The Movement for Canadian Literacy could be days away from closing down permanently. Ann Marie Downie, who runs Literacy Nova Scotia, has told me that her organization and the other 30 community organizations that work with her to provide training to learners will probably have to close their doors maybe within months, but certainly within the next year. Why then would the government cut funding to literacy?
Next up on the chopping block is the $5 million cut to the Status of Women. For some reason the $1,000 a day limo minister of heritage decided that cutting support for women's organizations was in the best interest of government.
The history of the women's movement in Canada is one of hard work and dedication to equal rights, the inclusion of women and their equality in the charter. This work continues to seek greater equity in Canadian society for women and yet the funding was cut. It makes no sense. Again, I would suggest the Conservative government loves power but hates government.
While the Conservatives have slashed social programs that are valued by Canadians, they have undertaken what can only be called a massive orgy of pork-barrelling. Since they have come into power they have hired friends, party hacks, and major contributors to their right wing party. In Atlantic Canada, it seems every new senior official appointed to the Atlantic Canada Opportunities Agency has been a Conservative, and yet they have the temerity to lecture others about accountability.

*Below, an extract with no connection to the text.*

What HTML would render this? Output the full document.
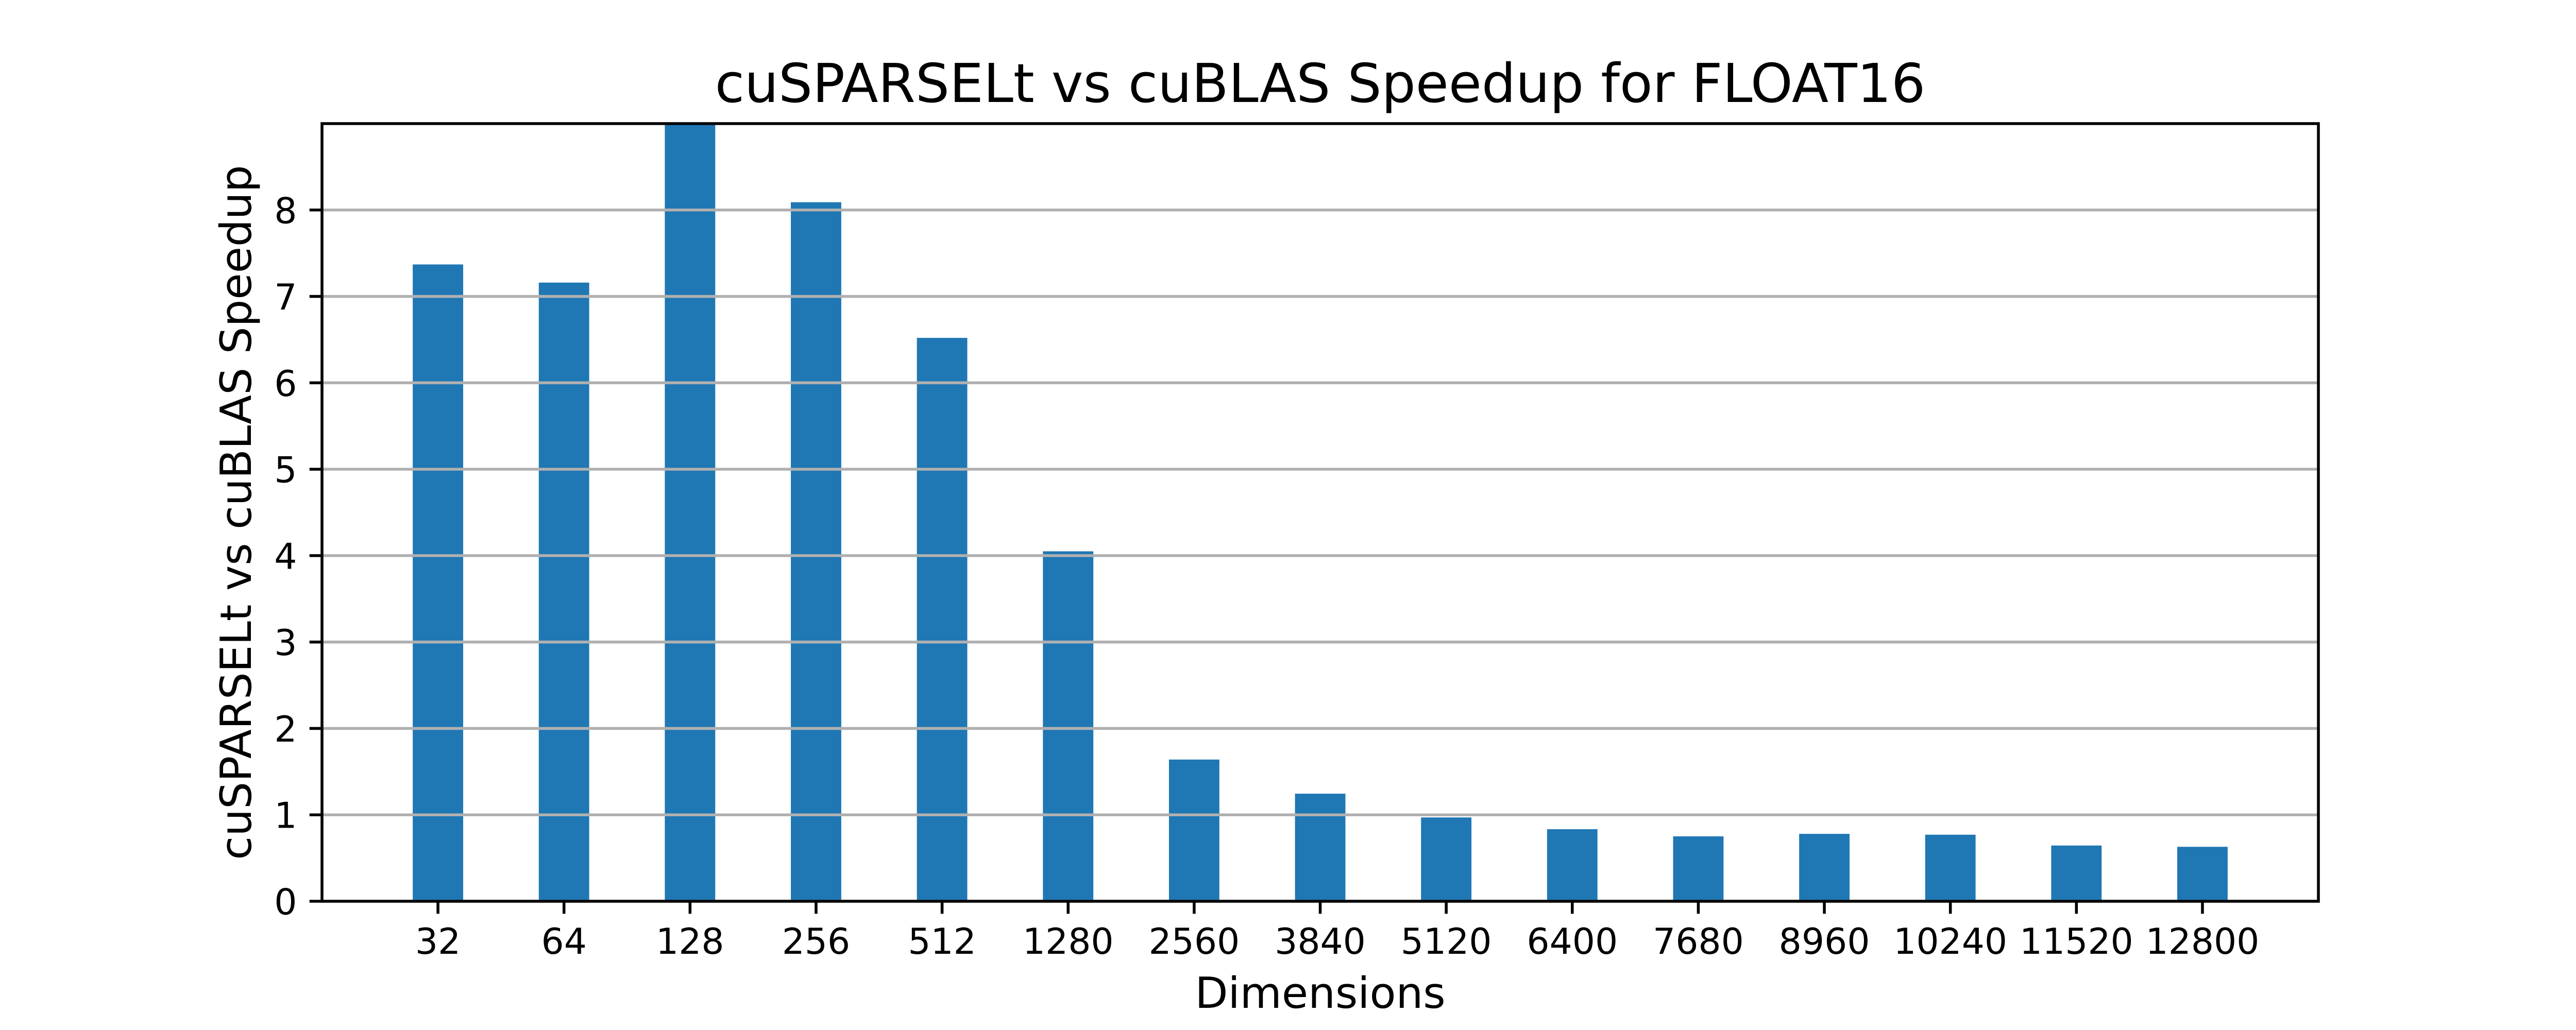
<!DOCTYPE html>
<html>
<head>
<meta charset="utf-8">
<title>cuSPARSELt vs cuBLAS Speedup for FLOAT16</title>
<style>
html,body{margin:0;padding:0;background:#fff;width:5000px;height:2000px;overflow:hidden}
svg{display:block}
text{font-family:"DejaVu Sans",sans-serif;fill:#000;text-rendering:geometricPrecision}
</style>
</head>
<body>
<svg id="chart" xmlns="http://www.w3.org/2000/svg" width="5000" height="2000" viewBox="0 0 5000 2000">
  <rect x="0" y="0" width="5000" height="2000" fill="#ffffff"/>
  <text x="2562.5" y="198" font-size="104.17" text-anchor="middle">cuSPARSELt vs cuBLAS Speedup for FLOAT16</text>
  <text x="2562.5" y="1957" font-size="83.33" text-anchor="middle">Dimensions</text>
  <text transform="translate(487,995) rotate(-90)" font-size="83.33" text-anchor="middle">cuSPARSELt vs cuBLAS Speedup</text>
</svg>
<script>
const categories = ["32","64","128","256","512","1280","2560","3840","5120","6400","7680","8960","10240","11520","12800"];
const speedup = [7.37,7.16,9.0,8.09,6.52,4.05,1.64,1.245,0.97,0.834,0.751,0.78,0.77,0.645,0.63];
const yTicks = [0,1,2,3,4,5,6,7,8];

const NS = "http://www.w3.org/2000/svg";
const svg = document.getElementById("chart");
const plot = {left:625,right:4500,top:240,bottom:1750};
const yMax = 9, barWidth = 0.4;
const xMin = -barWidth/2 - 0.05*(categories.length-1+barWidth);
const xMax = categories.length-1+barWidth/2 + 0.05*(categories.length-1+barWidth);
function xScale(i){return plot.left+(i-xMin)/(xMax-xMin)*(plot.right-plot.left);}
function yScale(v){return plot.bottom-v/yMax*(plot.bottom-plot.top);}
function make(tag,attrs){const el=document.createElementNS(NS,tag);for(const k in attrs)el.setAttribute(k,attrs[k]);return el;}
const clipDefs=make("defs",{});
const clip=make("clipPath",{id:"plot-clip"});
clip.appendChild(make("rect",{x:plot.left,y:plot.top,width:plot.right-plot.left,height:plot.bottom-plot.top}));
clipDefs.appendChild(clip);svg.appendChild(clipDefs);

categories.forEach(function(c,i){
  const top=yScale(speedup[i]);
  const w=xScale(barWidth)-xScale(0);
  const r=make("rect",{x:xScale(i)-w/2,y:top,width:w,height:plot.bottom-top,fill:"#1f77b4","clip-path":"url(#plot-clip)"});
  
  
  svg.appendChild(r);
});
yTicks.forEach(function(t){
  const y=yScale(t);
  const g=make("line",{x1:plot.left,x2:plot.right,y1:y,y2:y,stroke:"#b0b0b0","stroke-width":5.55});
  
  
  svg.appendChild(g);
  const m=make("line",{x1:plot.left-24.3,x2:plot.left,y1:y,y2:y,stroke:"#000","stroke-width":5.55});
  
  
  svg.appendChild(m);
  const l=make("text",{x:plot.left-48.6,y:y+25.5,"font-size":69.44,"text-anchor":"end"});
  l.textContent=String(t);
  
  
  svg.appendChild(l);
});
categories.forEach(function(c,i){
  const x=xScale(i);
  const m=make("line",{x1:x,x2:x,y1:plot.bottom,y2:plot.bottom+24.3,stroke:"#000","stroke-width":5.55});
  
  
  svg.appendChild(m);
  const l=make("text",{x:x,y:1852,"font-size":69.44,"text-anchor":"middle"});
  l.textContent=c;
  
  
  svg.appendChild(l);
});
const frame=make("rect",{x:plot.left,y:plot.top,width:plot.right-plot.left,height:plot.bottom-plot.top,fill:"none",stroke:"#000","stroke-width":5.55,"stroke-linecap":"square"});


svg.appendChild(frame);
</script>
</body>
</html>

Their blatant stacking of the judicial committees threatens not only the independence of the justice system, but it is an attempt to go after the charter, a document that has always made elements of that party uncomfortable, including its leader, the Prime Minister. The Conservatives have stacked the judicial committees for no other reason than to appoint right wing judges that will render the charter hollow. That is their goal. There can be no doubt.
Today in James Travers' column in the Toronto Star, and he is certainly far from being a card carrying Liberal, he suggests that:
Woven through its declared willingness to ride roughshod over Parliament is the same single-minded determination that is driving its attempts to add partisanship and ideology to the appointment of judges. Both are risky steps in the wrong direction...Reversing the trend away from a politicized appointment process by loading the screening committee is as damaging as what it's doing to Parliament. Along with raising the U.S. spectre of mixing personal beliefs with legal competence, it erodes public confidence in an independent judiciary.
There are a lot of comparisons between the Conservative government and the government in the United States right now under President George Bush. Canadians are beginning to realize that the current government in many ways is in lockstep with the right wing values of its republican friends to the south.
Whether it is cuts to students, women's groups, literacy, court challenges program, or the assault on the charter, we now know that in May 2005 the Progressive Conservative Party of Canada was replaced by a narrow, right wing party that seeks to eradicate the role of the Canadian government and unravel what Canadians feel brings them together.
I would say that generations of Canadian governments, Progressive Conservative and Liberal, have focused on building a stronger, united Canada. Today's government is focused on creating a reduced and divided Canada, a Canada where the federal government abdicates and off-loads its responsibilities to the most vulnerable, and those members do not want to talk about it.
Canadians do want to talk about it. They want a generous nation, a big nation, a strong nation, a nation that knows that we are stronger when we take care of the most vulnerable, and make them part of the success and the future prosperity of Canada. That is what the Liberal Party believes as well.